What you will do
Copy out the listing that follows, exact in every word, and skip the images.

Available data
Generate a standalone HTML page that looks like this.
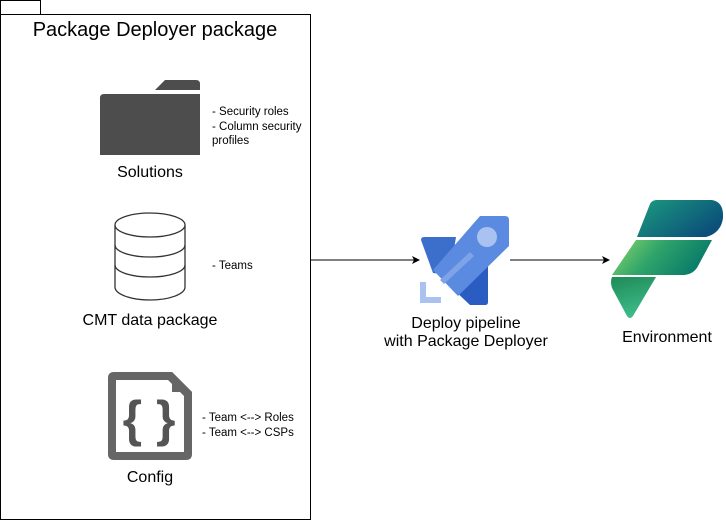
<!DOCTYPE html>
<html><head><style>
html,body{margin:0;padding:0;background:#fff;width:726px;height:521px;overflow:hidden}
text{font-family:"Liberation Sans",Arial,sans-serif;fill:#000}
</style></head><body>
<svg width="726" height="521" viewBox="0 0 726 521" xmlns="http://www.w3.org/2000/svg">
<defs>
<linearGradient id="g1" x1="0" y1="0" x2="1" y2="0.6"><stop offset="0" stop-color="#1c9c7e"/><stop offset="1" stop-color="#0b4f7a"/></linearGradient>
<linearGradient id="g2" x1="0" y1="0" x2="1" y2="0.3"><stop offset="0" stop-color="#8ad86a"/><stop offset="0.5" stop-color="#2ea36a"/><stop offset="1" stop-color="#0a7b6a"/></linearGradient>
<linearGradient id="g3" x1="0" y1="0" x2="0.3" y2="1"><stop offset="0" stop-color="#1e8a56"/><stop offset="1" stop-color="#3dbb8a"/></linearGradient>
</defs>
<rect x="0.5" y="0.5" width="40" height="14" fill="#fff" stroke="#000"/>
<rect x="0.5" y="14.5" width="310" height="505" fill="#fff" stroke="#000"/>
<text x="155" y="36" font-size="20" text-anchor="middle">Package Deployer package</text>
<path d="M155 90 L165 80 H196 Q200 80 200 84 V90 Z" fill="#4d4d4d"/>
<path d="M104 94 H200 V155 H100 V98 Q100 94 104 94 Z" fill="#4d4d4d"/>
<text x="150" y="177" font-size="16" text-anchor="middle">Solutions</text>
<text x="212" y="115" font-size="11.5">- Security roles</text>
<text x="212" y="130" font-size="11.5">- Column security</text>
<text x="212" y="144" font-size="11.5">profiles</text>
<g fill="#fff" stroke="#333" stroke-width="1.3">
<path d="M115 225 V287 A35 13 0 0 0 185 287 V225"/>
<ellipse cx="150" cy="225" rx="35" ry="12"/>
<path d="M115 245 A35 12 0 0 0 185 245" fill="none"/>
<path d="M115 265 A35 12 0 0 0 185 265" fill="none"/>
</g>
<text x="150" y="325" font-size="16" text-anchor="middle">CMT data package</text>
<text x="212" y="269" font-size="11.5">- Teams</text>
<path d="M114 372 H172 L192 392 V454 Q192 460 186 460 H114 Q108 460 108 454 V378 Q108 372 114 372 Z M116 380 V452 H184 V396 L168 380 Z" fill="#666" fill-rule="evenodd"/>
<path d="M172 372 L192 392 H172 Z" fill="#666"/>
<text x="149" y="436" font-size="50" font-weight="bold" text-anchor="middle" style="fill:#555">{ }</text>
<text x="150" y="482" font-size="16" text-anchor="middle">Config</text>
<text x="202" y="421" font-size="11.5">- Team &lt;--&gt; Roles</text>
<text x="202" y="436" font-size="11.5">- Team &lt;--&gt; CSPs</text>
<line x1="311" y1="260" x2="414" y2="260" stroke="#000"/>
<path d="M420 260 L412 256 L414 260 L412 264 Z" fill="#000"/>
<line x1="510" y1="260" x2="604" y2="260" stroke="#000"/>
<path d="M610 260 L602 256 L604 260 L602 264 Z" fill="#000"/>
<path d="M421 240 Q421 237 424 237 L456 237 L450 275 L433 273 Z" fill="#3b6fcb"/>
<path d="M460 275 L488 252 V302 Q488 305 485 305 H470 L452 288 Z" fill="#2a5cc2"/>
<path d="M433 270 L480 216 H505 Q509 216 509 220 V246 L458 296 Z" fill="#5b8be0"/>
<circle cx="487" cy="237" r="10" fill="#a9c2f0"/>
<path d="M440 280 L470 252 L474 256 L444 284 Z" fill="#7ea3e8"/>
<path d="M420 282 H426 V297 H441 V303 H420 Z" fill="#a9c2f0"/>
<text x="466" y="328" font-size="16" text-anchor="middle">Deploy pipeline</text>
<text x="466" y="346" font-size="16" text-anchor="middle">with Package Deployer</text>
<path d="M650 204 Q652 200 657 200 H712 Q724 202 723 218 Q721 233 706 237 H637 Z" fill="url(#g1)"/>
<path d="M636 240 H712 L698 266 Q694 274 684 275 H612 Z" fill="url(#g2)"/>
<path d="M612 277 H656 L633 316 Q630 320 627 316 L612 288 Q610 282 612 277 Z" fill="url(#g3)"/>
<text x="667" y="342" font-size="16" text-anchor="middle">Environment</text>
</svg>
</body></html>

Answer below
Generate a standalone HTML page that looks like this.
<!DOCTYPE html>
<html><head><style>
html,body{margin:0;padding:0;background:#fff;width:726px;height:521px;overflow:hidden}
text{font-family:"Liberation Sans",Arial,sans-serif;fill:#000}
</style></head><body>
<svg width="726" height="521" viewBox="0 0 726 521" xmlns="http://www.w3.org/2000/svg">
<defs>
<linearGradient id="g1" x1="0" y1="0" x2="1" y2="0.6"><stop offset="0" stop-color="#1c9c7e"/><stop offset="1" stop-color="#0b4f7a"/></linearGradient>
<linearGradient id="g2" x1="0" y1="0" x2="1" y2="0.3"><stop offset="0" stop-color="#8ad86a"/><stop offset="0.5" stop-color="#2ea36a"/><stop offset="1" stop-color="#0a7b6a"/></linearGradient>
<linearGradient id="g3" x1="0" y1="0" x2="0.3" y2="1"><stop offset="0" stop-color="#1e8a56"/><stop offset="1" stop-color="#3dbb8a"/></linearGradient>
</defs>
<rect x="0.5" y="0.5" width="40" height="14" fill="#fff" stroke="#000"/>
<rect x="0.5" y="14.5" width="310" height="505" fill="#fff" stroke="#000"/>
<text x="155" y="36" font-size="20" text-anchor="middle">Package Deployer package</text>
<path d="M155 90 L165 80 H196 Q200 80 200 84 V90 Z" fill="#4d4d4d"/>
<path d="M104 94 H200 V155 H100 V98 Q100 94 104 94 Z" fill="#4d4d4d"/>
<text x="150" y="177" font-size="16" text-anchor="middle">Solutions</text>
<text x="212" y="115" font-size="11.5">- Security roles</text>
<text x="212" y="130" font-size="11.5">- Column security</text>
<text x="212" y="144" font-size="11.5">profiles</text>
<g fill="#fff" stroke="#333" stroke-width="1.3">
<path d="M115 225 V287 A35 13 0 0 0 185 287 V225"/>
<ellipse cx="150" cy="225" rx="35" ry="12"/>
<path d="M115 245 A35 12 0 0 0 185 245" fill="none"/>
<path d="M115 265 A35 12 0 0 0 185 265" fill="none"/>
</g>
<text x="150" y="325" font-size="16" text-anchor="middle">CMT data package</text>
<text x="212" y="269" font-size="11.5">- Teams</text>
<path d="M114 372 H172 L192 392 V454 Q192 460 186 460 H114 Q108 460 108 454 V378 Q108 372 114 372 Z M116 380 V452 H184 V396 L168 380 Z" fill="#666" fill-rule="evenodd"/>
<path d="M172 372 L192 392 H172 Z" fill="#666"/>
<text x="149" y="436" font-size="50" font-weight="bold" text-anchor="middle" style="fill:#555">{ }</text>
<text x="150" y="482" font-size="16" text-anchor="middle">Config</text>
<text x="202" y="421" font-size="11.5">- Team &lt;--&gt; Roles</text>
<text x="202" y="436" font-size="11.5">- Team &lt;--&gt; CSPs</text>
<line x1="311" y1="260" x2="414" y2="260" stroke="#000"/>
<path d="M420 260 L412 256 L414 260 L412 264 Z" fill="#000"/>
<line x1="510" y1="260" x2="604" y2="260" stroke="#000"/>
<path d="M610 260 L602 256 L604 260 L602 264 Z" fill="#000"/>
<path d="M421 240 Q421 237 424 237 L456 237 L450 275 L433 273 Z" fill="#3b6fcb"/>
<path d="M460 275 L488 252 V302 Q488 305 485 305 H470 L452 288 Z" fill="#2a5cc2"/>
<path d="M433 270 L480 216 H505 Q509 216 509 220 V246 L458 296 Z" fill="#5b8be0"/>
<circle cx="487" cy="237" r="10" fill="#a9c2f0"/>
<path d="M440 280 L470 252 L474 256 L444 284 Z" fill="#7ea3e8"/>
<path d="M420 282 H426 V297 H441 V303 H420 Z" fill="#a9c2f0"/>
<text x="466" y="328" font-size="16" text-anchor="middle">Deploy pipeline</text>
<text x="466" y="346" font-size="16" text-anchor="middle">with Package Deployer</text>
<path d="M650 204 Q652 200 657 200 H712 Q724 202 723 218 Q721 233 706 237 H637 Z" fill="url(#g1)"/>
<path d="M636 240 H712 L698 266 Q694 274 684 275 H612 Z" fill="url(#g2)"/>
<path d="M612 277 H656 L633 316 Q630 320 627 316 L612 288 Q610 282 612 277 Z" fill="url(#g3)"/>
<text x="667" y="342" font-size="16" text-anchor="middle">Environment</text>
</svg>
</body></html>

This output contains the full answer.